I work in the anti-hunger world. I also work in the "aging network" world. The programs that comprise the Meals On Wheels family work on behalf of ending senior hunger in America. This network of over 5,000 Senior Nutrition Programs works on a daily basis to provide in excess of one million meals to seniors. And yet, our research tells us that we are in need of at least two million more meals a day to meet the unmet senior need.
There's that "F" word again. We need to raise the money to do just that -- feed hungry seniors. And yet, we "compete" for funds with our friends who raise money to feed children; furnish food for food banks; provide transportation services to seniors; provide housing for seniors; provide food for women, infant and children; etc. You get my point. We are all in the business of having to drop the "F" bomb all the time.
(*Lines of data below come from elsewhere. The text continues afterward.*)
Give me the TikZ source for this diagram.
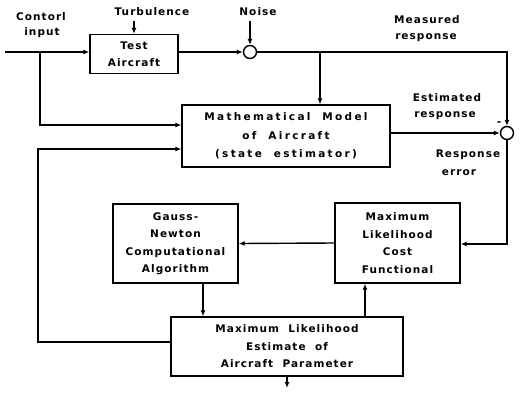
\documentclass[tikz,border=0pt]{standalone}
\usepackage{fontspec}
\setmainfont[LetterSpace=10,WordSpace=2]{DejaVu Sans}
\usetikzlibrary{arrows.meta}
\tikzset{
  blk/.style={draw, line width=1.4pt, inner sep=0pt, align=center, font=\fontsize{10.5}{17.5}\selectfont\bfseries},
  sumc/.style={draw, line width=1.4pt, circle, inner sep=0pt, minimum size=13pt},
  wire/.style={line width=1.4pt},
  arr/.style={wire, -{Latex[length=6pt,width=5pt]}},
  lbl/.style={inner sep=0pt, font=\fontsize{10.5}{17.5}\selectfont\bfseries},
}
\begin{document}
\begin{tikzpicture}[x=1pt,y=-1pt]
\useasboundingbox (0,0) rectangle (523,394);
% blocks
\node[blk, minimum width=88pt, minimum height=39pt] (ta) at (134,54) {Test\\Aircraft};
\node[sumc] (n1) at (250,52) {};
\node[blk, minimum width=208pt, minimum height=62pt, font=\fontsize{10.5}{18.5}\selectfont\bfseries\addfontfeatures{LetterSpace=22}] (mm) at (286,136) {Mathematical Model\\of Aircraft\\(state estimator)};
\node[sumc] (sum) at (507,133) {};
\node[blk, minimum width=125pt, minimum height=79pt] (gn) at (175.5,243.5) {Gauss-\\Newton\\Computational\\Algorithm};
\node[blk, minimum width=125pt, minimum height=80pt] (ml) at (397.5,243) {Maximum\\Likelihood\\Cost\\Functional};
\node[blk, minimum width=232pt, minimum height=59pt] (mle) at (287,346.5) {Maximum Likelihood\\Estimate of\\Aircraft Parameter};
% labels
\node[lbl] (tcin1) at (41,17) {Contorl};
\node[lbl] (tcin2) at (42,33) {input};
\node[lbl] (tturb) at (152,12) {Turbulence};
\node[lbl] (tnoise) at (258,12) {Noise};
\node[lbl] (tmeas1) at (427,20) {Measured};
\node[lbl] (tmeas2) at (426,38) {response};
\node[lbl] (test1) at (447,98) {Estimated};
\node[lbl] (test2) at (445,116) {response};
\node[lbl] (tres1) at (468,155) {Response};
\node[lbl] (tres2) at (459,173) {error};
\node[lbl] (tminus) at (499,124) {-};
% coordinates
\coordinate (cin) at (5,52);
\coordinate (jb) at (40,52);
\coordinate (jc) at (40,125);
\coordinate (yc) at (0,125);
\coordinate (fb1) at (38,342);
\coordinate (fb2) at (38,149);
\coordinate (yf) at (0,149);
\coordinate (yfb) at (0,342);
\coordinate (ye) at (0,244);
\coordinate (tb) at (134,21);
\coordinate (nb) at (250,21);
\coordinate (mj) at (320,52);
\coordinate (gx) at (203,0);
\coordinate (mx) at (365,0);
\coordinate (out) at (287,388);
% connectors
\draw[arr] (cin) -- (ta.west |- cin);
\draw[arr] (ta.east |- n1) -- (n1.west);
\draw[arr] (tb) -- (ta.north);
\draw[arr] (nb) -- (n1.north);
\draw[arr] (n1.east) -- (sum.north |- n1) -- (sum.north);
\draw[arr] (mj) -- (mj |- mm.north);
\draw[arr] (jb) -- (jc) -- (mm.west |- yc);
\draw[arr] (mle.west |- yfb) -- (fb1) -- (fb2) -- (mm.west |- yf);
\draw[arr] (mm.east |- sum) -- (sum.west);
\draw[arr] (sum.south) -- (sum.south |- ye) -- (ml.east |- ye);
\draw[arr] (ml.west) -- (gn.east);
\draw[arr] (gx |- gn.south) -- (gx |- mle.north);
\draw[arr] (mx |- mle.north) -- (mx |- ml.south);
\draw[arr] (mle.south) -- (out);
\end{tikzpicture}
\end{document}
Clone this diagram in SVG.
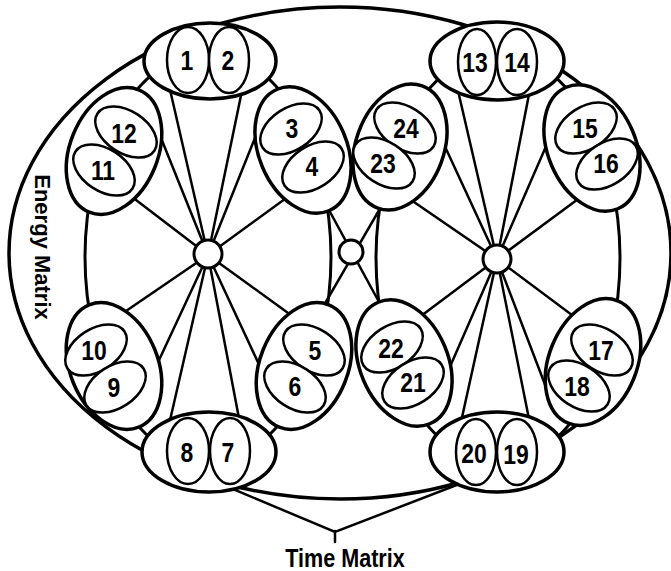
<svg xmlns="http://www.w3.org/2000/svg" width="671" height="571" viewBox="0 0 671 571">
<style>
.em{fill:none;stroke:#000;stroke-width:3.5}
.ring{fill:none;stroke:#000;stroke-width:3}
.sp{fill:none;stroke:#000;stroke-width:2.5;stroke-linecap:round}
.pod{fill:#fff;stroke:#000;stroke-width:3.5}
.in{fill:#fff;stroke:#000;stroke-width:2.5}
.hub{fill:#fff;stroke:#000;stroke-width:3}
.n{font-family:"Liberation Sans",Arial,sans-serif;font-weight:bold;font-size:27px;text-anchor:middle;fill:#000}
.lbl{font-family:"Liberation Sans",Arial,sans-serif;font-weight:bold;text-anchor:middle;fill:#000}
</style>
<rect width="671" height="571" fill="#fff"/>
<g id="energy-matrix">
<ellipse class="em" cx="340" cy="253" rx="331" ry="246"/>
<text class="lbl" font-size="22" transform="translate(35,247) rotate(90)">Energy Matrix</text>
</g>
<g id="connectors">
<ellipse class="ring" cx="208" cy="257" rx="123" ry="205"/>
<ellipse class="ring" cx="498" cy="258" rx="122" ry="205"/>
<path class="sp" d="M208,255L168,81M208,255L244,81M208,255L157,128M208,255L119,187M208,255L263,118M208,255L300,188M208,255L107,324M208,255L146,388M208,255L168,429M208,255L241,429M208,255L270,388M208,255L306,326"/>
<path class="sp" d="M497,259L456,82M497,259L531,84M497,259L435,125M497,259L395,189M497,259L554,128M497,259L593,188M497,259L409,325M497,259L442,385M497,259L459,431M497,259L531,429M497,259L549,395M497,259L588,327"/>
<path class="sp" d="M323,199L385,313M385,200L320,312"/>
<path class="sp" d="M221,484L335,532L467,481M335,531L335,542"/>
</g>
<g id="pod-1-2">
<ellipse class="pod" cx="210" cy="61" rx="66" ry="38"/>
<ellipse class="in" cx="188" cy="60" rx="21" ry="33"/>
<ellipse class="in" cx="229" cy="60" rx="20" ry="33"/>
<text class="n" transform="translate(187,70) scale(0.85,1)">1</text>
<text class="n" transform="translate(228,70) scale(0.85,1)">2</text>
</g>
<g id="pod-3-4">
<ellipse class="pod" rx="44" ry="66" transform="translate(303,150) rotate(-23)"/>
<ellipse class="in" rx="34" ry="21" transform="translate(291,129) rotate(-33)"/>
<ellipse class="in" rx="34" ry="21" transform="translate(313,167) rotate(-33)"/>
<text class="n" transform="translate(292,138) scale(0.85,1)">3</text>
<text class="n" transform="translate(312,176) scale(0.85,1)">4</text>
</g>
<g id="pod-5-6">
<ellipse class="pod" rx="44" ry="66" transform="translate(304,366) rotate(22)"/>
<ellipse class="in" rx="34" ry="21" transform="translate(314,350) rotate(33)"/>
<ellipse class="in" rx="34" ry="21" transform="translate(295,387) rotate(33)"/>
<text class="n" transform="translate(315,360) scale(0.85,1)">5</text>
<text class="n" transform="translate(295,396) scale(0.85,1)">6</text>
</g>
<g id="pod-7-8">
<ellipse class="pod" cx="209" cy="452" rx="67" ry="40"/>
<ellipse class="in" cx="188" cy="451" rx="21" ry="33"/>
<ellipse class="in" cx="230" cy="451" rx="20" ry="33"/>
<text class="n" transform="translate(187,462) scale(0.85,1)">8</text>
<text class="n" transform="translate(228,462) scale(0.85,1)">7</text>
</g>
<g id="pod-9-10">
<ellipse class="pod" rx="44" ry="66" transform="translate(114,366) rotate(-22)"/>
<ellipse class="in" rx="34" ry="21" transform="translate(96,350) rotate(-33)"/>
<ellipse class="in" rx="34" ry="21" transform="translate(115,387) rotate(-33)"/>
<text class="n" transform="translate(94,360) scale(0.85,1)">10</text>
<text class="n" transform="translate(114,397) scale(0.85,1)">9</text>
</g>
<g id="pod-11-12">
<ellipse class="pod" rx="44" ry="66" transform="translate(114,151) rotate(22)"/>
<ellipse class="in" rx="34" ry="21" transform="translate(126,132) rotate(33)"/>
<ellipse class="in" rx="34" ry="21" transform="translate(104,170) rotate(33)"/>
<text class="n" transform="translate(124,143) scale(0.85,1)">12</text>
<text class="n" transform="translate(103,180) scale(0.85,1)">11</text>
</g>
<g id="pod-13-14">
<ellipse class="pod" cx="497" cy="61" rx="67" ry="39"/>
<ellipse class="in" cx="477" cy="62" rx="19" ry="33"/>
<ellipse class="in" cx="517" cy="62" rx="20" ry="33"/>
<text class="n" transform="translate(475,72) scale(0.85,1)">13</text>
<text class="n" transform="translate(517,72) scale(0.85,1)">14</text>
</g>
<g id="pod-15-16">
<ellipse class="pod" rx="44" ry="66" transform="translate(592,148) rotate(-23)"/>
<ellipse class="in" rx="34" ry="21" transform="translate(586,128) rotate(-33)"/>
<ellipse class="in" rx="34" ry="21" transform="translate(607,164) rotate(-33)"/>
<text class="n" transform="translate(585,138) scale(0.85,1)">15</text>
<text class="n" transform="translate(606,173) scale(0.85,1)">16</text>
</g>
<g id="pod-17-18">
<ellipse class="pod" rx="44" ry="66" transform="translate(593,362) rotate(22)"/>
<ellipse class="in" rx="34" ry="21" transform="translate(602,350) rotate(33)"/>
<ellipse class="in" rx="34" ry="21" transform="translate(579,386) rotate(33)"/>
<text class="n" transform="translate(601,360) scale(0.85,1)">17</text>
<text class="n" transform="translate(577,396) scale(0.85,1)">18</text>
</g>
<g id="pod-19-20">
<ellipse class="pod" cx="497" cy="452" rx="67" ry="40"/>
<ellipse class="in" cx="476" cy="452" rx="20" ry="33"/>
<ellipse class="in" cx="517" cy="452" rx="20" ry="33"/>
<text class="n" transform="translate(474,463) scale(0.85,1)">20</text>
<text class="n" transform="translate(516,464) scale(0.85,1)">19</text>
</g>
<g id="pod-21-22">
<ellipse class="pod" rx="44" ry="66" transform="translate(404,363) rotate(-23)"/>
<ellipse class="in" rx="34" ry="21" transform="translate(392,347) rotate(-33)"/>
<ellipse class="in" rx="34" ry="21" transform="translate(413,383) rotate(-33)"/>
<text class="n" transform="translate(391,358) scale(0.85,1)">22</text>
<text class="n" transform="translate(413,392) scale(0.85,1)">21</text>
</g>
<g id="pod-23-24">
<ellipse class="pod" rx="44" ry="65" transform="translate(400,147) rotate(20)"/>
<ellipse class="in" rx="34" ry="21" transform="translate(405,128) rotate(33)"/>
<ellipse class="in" rx="34" ry="21" transform="translate(384,163) rotate(33)"/>
<text class="n" transform="translate(406,138) scale(0.85,1)">24</text>
<text class="n" transform="translate(383,173) scale(0.85,1)">23</text>
</g>
<g id="hub-left"><circle class="hub" cx="208" cy="254" r="14"/></g>
<g id="hub-center"><circle class="hub" cx="351" cy="252" r="12"/></g>
<g id="hub-right"><circle class="hub" cx="497" cy="259" r="14"/></g>
<g id="time-matrix">
<text class="lbl" font-size="26" transform="translate(345,567) scale(0.83,1)">Time Matrix</text>
</g>
</svg>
My wish, and I suppose all of our wishes, would be that these problems didn't exist. But they do. And the nonprofit sector is a lifeline and a savior to millions of Americans who need just a little bit of help. But as long as there is want, there will be the need to raise money.
We ask and we ask and we ask and we receive, but sometimes not quite enough. Yet we are resolved not to stop in our quest to raise the money to do what we do best -- provide the helping hand to our fellow Americans.
As we pass from one season to another, from the season of giving (the holiday season) to the season of sunshine, let us remember that there is no holiday from hunger or homelessness or unemployment. And so, when an organization fills your inbox or your mailbox with those pleas for assistance, don't get mad. The "F" bomb that we are dropping is meant to help, not be offensive. It is meant to offer compassion, shelter, a cure, sustenance, safety, and so much more.
For the millions of your fellow Americans who count on you, it's that season again -- the season of Yes We Will Remember You. Just open the email or the letter and read it. Let us tell you our story and then you decide.